Mais c'est comme ministre des Affaires étrangères, de 1948 à 1952, qu'il entre dans l'Histoire. C'est à lui qu'on doit le texte fondateur de la construction européenne : la déclaration du 9 mai 1950, rédigée avec son collaborateur Jean Monnet. Il y propose la mise en commun des productions de charbon et d'acier de la France et de l'Allemagne dans une organisation ouverte aux autres pays d'Europe. L'idée est révolutionnaire : il ne s'agit plus seulement de coopération entre États, mais de solidarité d'intérêts, dans une structure supranationale. Cette initiative, saluée par l'Allemagne, l'Italie, le Bénélux, donne naissance à la Communauté européenne du charbon et de l'acier (CECA) en 1951.
Schuman poursuit son œuvre au sein de l'Union européenne occidentale, puis comme défenseur d'un projet de communauté de défense européenne, qui échouera en 1954 devant l'hostilité de l'Assemblée nationale française. Il reste député jusqu'en 1962, siégeant comme père fondateur, à la fois respecté pour sa droiture et désormais marginal dans la vie politique française, dominée par les débats sur l'Algérie et la Cinquième République.

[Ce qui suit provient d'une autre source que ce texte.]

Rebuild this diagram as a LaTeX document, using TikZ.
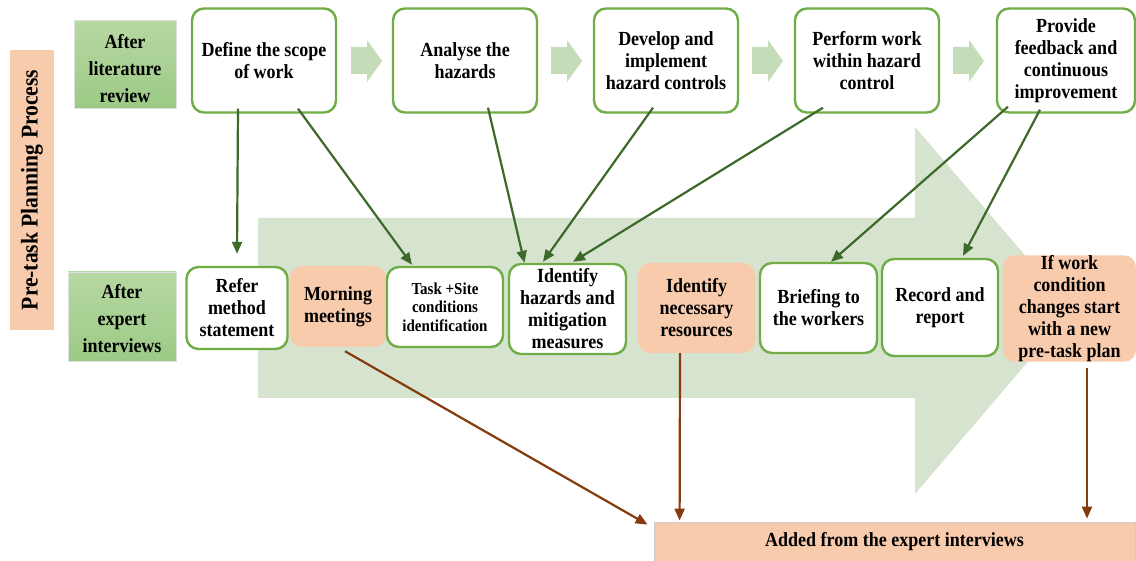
\documentclass[tikz,border=0pt]{standalone}
\usepackage{fontspec}
\setmainfont{Liberation Serif}[FakeStretch=0.9]
\usetikzlibrary{arrows.meta}
\definecolor{peach}{HTML}{F8CBAD}
\definecolor{boxgreen}{HTML}{70AD47}
\definecolor{glight}{HTML}{B6D8A2}
\definecolor{gdark}{HTML}{9CCA86}
\definecolor{arrgreen}{HTML}{3D6A2A}
\definecolor{arrbrown}{HTML}{843C0C}
\definecolor{smallarr}{HTML}{C5DCB8}
\definecolor{bigarr}{HTML}{D6E4CF}
\begin{document}
\begin{tikzpicture}[x=1pt,y=-1pt,
  every node/.style={align=center, inner sep=0pt, font=\bfseries\fontsize{20}{22}\selectfont},
  wbox/.style={draw=boxgreen, line width=2.4pt, rounded corners=12pt, fill=white},
  pbox/.style={fill=peach, rounded corners=12pt},
  gbox/.style={draw=black!12, line width=0.8pt, top color=glight, bottom color=gdark},
  garr/.style={draw=arrgreen, line width=2.2pt, -{Triangle[length=12pt,width=10pt]}},
  barr/.style={draw=arrbrown, line width=2.2pt, -{Triangle[length=12pt,width=10pt]}},
  blockarr/.style={fill=smallarr},
]
\fill[white] (0,0) rectangle (1136,561);
\useasboundingbox (0,0) rectangle (1136,561);

% big background arrow
\fill[bigarr] (258,218) -- (915,218) -- (915,127) -- (1072,310) -- (915,494) -- (915,398) -- (258,398) -- cycle;

% small block arrows
\foreach \x in {351,551,752,953}{
  \fill[blockarr] (\x,47) -- (\x+16,47) -- (\x+16,40) -- (\x+31,61) -- (\x+16,82) -- (\x+16,74) -- (\x,74) -- cycle;
}

% side label
\node[fill=peach, rotate=90, minimum width=280, minimum height=44, font=\bfseries\fontsize{24}{26}\selectfont] (side) at (32,190) {Pre-task Planning Process};

% green labels
\node[gbox, minimum width=102, minimum height=88] (lit) at (125,64.5) {};
\node[font=\bfseries\fontsize{20}{27}\selectfont] (litT) at (125,69) {After\\literature\\review};
\node[gbox, minimum width=108, minimum height=89] (exp) at (122,316.5) {};
\node[font=\bfseries\fontsize{20}{27}\selectfont] (expT) at (122,319) {After\\expert\\interviews};

% top row
\node[wbox, minimum width=144, minimum height=104] (define) at (264,60.5) {Define the scope\\of work};
\node[wbox, minimum width=144, minimum height=104] (analyse) at (465,60.5) {Analyse the\\hazards};
\node[wbox, minimum width=144, minimum height=104] (develop) at (666,60.5) {Develop and\\implement\\hazard controls};
\node[wbox, minimum width=144, minimum height=104] (perform) at (867,60.5) {Perform work\\within hazard\\control};
\node[wbox, minimum width=138, minimum height=104] (provide) at (1066,60.5) {Provide\\feedback and\\continuous\\improvement};

% bottom row
\node[wbox, minimum width=101, minimum height=82] (refer) at (237,308) {Refer\\method\\statement};
\node[pbox, minimum width=96, minimum height=81] (morning) at (338,306.5) {Morning\\meetings};
\node[wbox, minimum width=116, minimum height=80, font=\bfseries\fontsize{16.7}{18.5}\selectfont] (task) at (445,307) {Task +Site\\conditions\\identification};
\node[wbox, minimum width=117, minimum height=90] (hazards) at (567.5,309) {Identify\\hazards and\\mitigation\\measures};
\node[pbox, minimum width=117, minimum height=90] (resources) at (696.5,308) {Identify\\necessary\\resources};
\node[wbox, minimum width=117, minimum height=90] (briefing) at (818.5,308) {Briefing to\\the workers};
\node[wbox, minimum width=116, minimum height=97] (record) at (940,307.5) {Record and\\report};
\node[pbox, minimum width=133, minimum height=99] (ifwork) at (1069.5,308.5) {If work\\condition\\changes start\\with a new\\pre-task plan};

% bottom box
\node[fill=peach, draw=black!20, line width=0.8pt, minimum width=481, minimum height=39] (added) at (894.5,541.5) {Added from the expert interviews};

% green connectors
\draw[garr] ([xshift=-26pt,yshift=5pt]define.south) -- ([yshift=12pt]refer.north);
\draw[garr] ([xshift=34pt,yshift=5pt]define.south) -- ([xshift=-33pt,yshift=1pt]task.north);
\draw[garr] ([xshift=23pt,yshift=6pt]analyse.south) -- ([xshift=-43pt,yshift=0pt]hazards.north);
\draw[garr] ([xshift=-13pt,yshift=6pt]develop.south) -- ([xshift=-24.5pt,yshift=1pt]hazards.north);
\draw[garr] ([xshift=-44pt,yshift=6pt]perform.south) -- ([xshift=5.5pt,yshift=1pt]hazards.north);
\draw[garr] ([xshift=-58pt,yshift=7pt]provide.south) -- ([xshift=12.5pt,yshift=0pt]briefing.north);
\draw[garr] ([xshift=-26pt,yshift=4pt]provide.south) -- ([xshift=23pt,yshift=2pt]record.north);

% brown connectors
\draw[barr] ([xshift=7pt,yshift=-4pt]morning.south) -- ([xshift=-6pt,yshift=-3pt]added.north west);
\draw[barr] ([xshift=-16.5pt]resources.south) -- ([xshift=26pt,yshift=1pt]added.north west);
\draw[barr] ([xshift=17.5pt,yshift=-6pt]ifwork.south) -- ([xshift=192.5pt,yshift=3pt]added.north);
\end{tikzpicture}
\end{document}
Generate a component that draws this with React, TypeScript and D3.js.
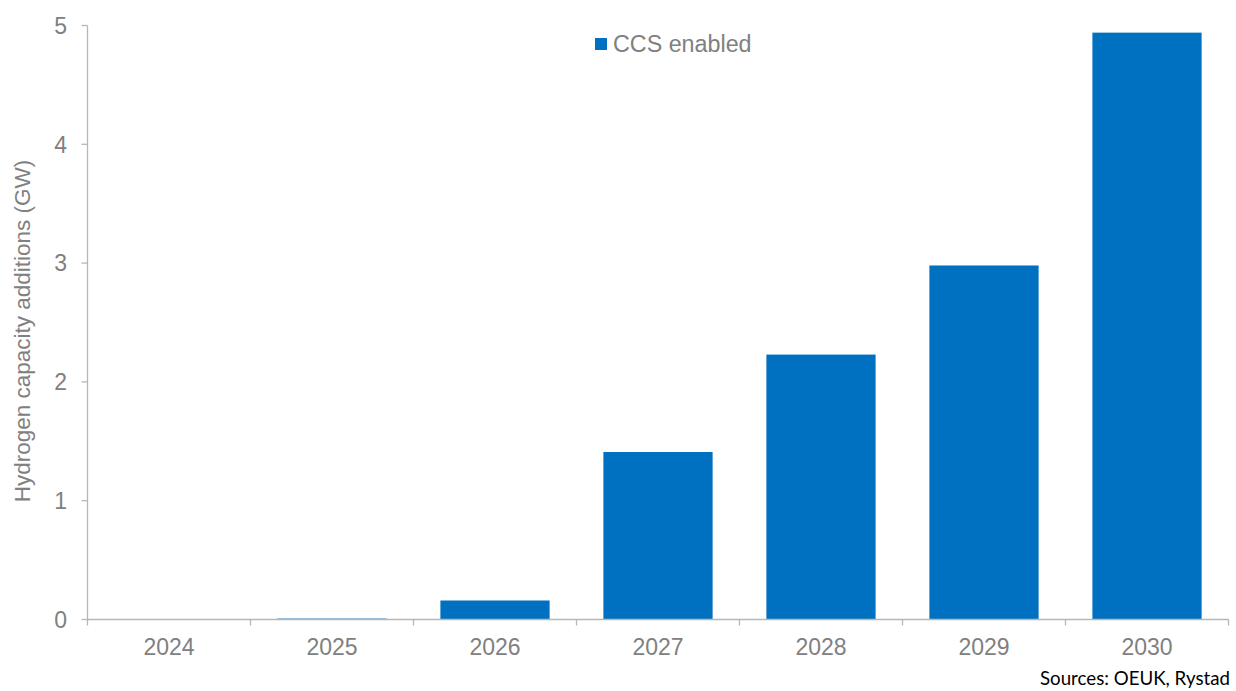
import React from "react";
import * as d3 from "d3";

const categories = ["2024", "2025", "2026", "2027", "2028", "2029", "2030"];
const ccsValues = [0, 0.008, 0.16, 1.41, 2.23, 2.98, 4.94];
const yTicks = [0, 1, 2, 3, 4, 5];
const seriesName = "CCS enabled";
const yTitle = "Hydrogen capacity additions (GW)";
const sourceText = "Sources: OEUK, Rystad";

const W = 1236;
const H = 691;
const left = 87.5;
const right = 1228.5;
const top = 25.5;
const bottom = 619.5;
const axisColor = "#b7b7b7";
const textColor = "#808080";
const barColor = "#0070C0";

export default function App() {
  const x = d3.scaleBand<string>().domain(categories).range([left, right]).paddingInner(0.33).paddingOuter(0.165);
  const xb = d3.scaleBand<string>().domain(categories).range([left, right]).padding(0);
  const y = d3.scaleLinear().domain([0, 5]).range([bottom, top]);
  const font = "'Liberation Sans', Arial, sans-serif";
  return (
    <svg width={W} height={H} style={{ position: "absolute", left: 0, top: 0, background: "#fff" }}>
      {categories.map((c, i) => (
        <rect key={c} x={x(c)} y={y(ccsValues[i])} width={x.bandwidth()} height={Math.max(0, y(0) - y(ccsValues[i]))} fill={barColor} />
      ))}
      {/* y axis */}
      <line x1={left} x2={left} y1={top} y2={bottom} stroke={axisColor} strokeWidth={1.3} />
      {yTicks.map((t) => (
        <g key={t}>
          <line x1={left - 6} x2={left} y1={y(t)} y2={y(t)} stroke={axisColor} strokeWidth={1.3} />
          <text x={67} y={y(t)} dy="0.36em" textAnchor="end" fontFamily={font} fontSize={23} fill={textColor}>{t}</text>
        </g>
      ))}
      {/* x axis */}
      <line x1={left} x2={right} y1={bottom} y2={bottom} stroke={axisColor} strokeWidth={1.3} />
      {categories.map((c) => (
        <line key={"t" + c} x1={xb(c)} x2={xb(c)} y1={bottom} y2={bottom + 6} stroke={axisColor} strokeWidth={1.3} />
      ))}
      <line x1={right} x2={right} y1={bottom} y2={bottom + 6} stroke={axisColor} strokeWidth={1.3} />
      {categories.map((c) => (
        <text key={"l" + c} x={(xb(c) as number) + xb.bandwidth() / 2} y={655} textAnchor="middle" fontFamily={font} fontSize={23} fill={textColor}>{c}</text>
      ))}
      <text transform={`translate(30,331) rotate(-90)`} textAnchor="middle" fontFamily={font} fontSize={22.5} fill={textColor}>{yTitle}</text>
      {/* legend */}
      <rect x={595} y={38} width={12} height={12} fill={barColor} />
      <text x={613} y={52} fontFamily={font} fontSize={23.3} fill={textColor}>{seriesName}</text>
      <text x={1230} y={685} textAnchor="end" fontFamily="Lato, 'Open Sans', sans-serif" fontSize={18.7} fill="#000">{sourceText}</text>
    </svg>
  );
}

Homme austère, modeste, Robert Schuman ne s'est jamais marié. Sa vie privée reste discrète, marquée par sa foi catholique profonde et un ascétisme assumé. Il consacre ses derniers années à des activités intellectuelles et spirituelles, publiant plusieurs essais et prônant la réconciliation permanente. Il meurt le 4 septembre 1963 à Scy-Chazelles, en Moselle, dans la maison familiale où il avait installé une chapelle.
Son souvenir s'impose dès lors comme l'une des pierres angulaires de l'Europe communautaire. Le Parlement européen le choisit comme son premier président en 1958. Sa figure inspire le projet européen bien au-delà de la France. Largement reconnu pour son intégrité, sa vision et son humilité, il incarne une forme de politique transcendante, patiente, tissée dans la mémoire des drames passés et tournée vers la paix durable. En 2021, l'Église catholique a reconnu l'héroïcité de ses vertus, le proclamant "vénérable".
La vie de Robert Schuman se lit comme celle d'un homme-ponctuation, à la charnière des mondes. Ni tribunitien, ni technocrate, il est un artisan de l'ombre qui a su comprendre que l'histoire se construit par le dialogue, la mémoire et le respect du temps long. De sa naissance en territoire annexé jusqu'à son testament politique européen, il a incarné une vision sereine et exigeante de la politique comme service.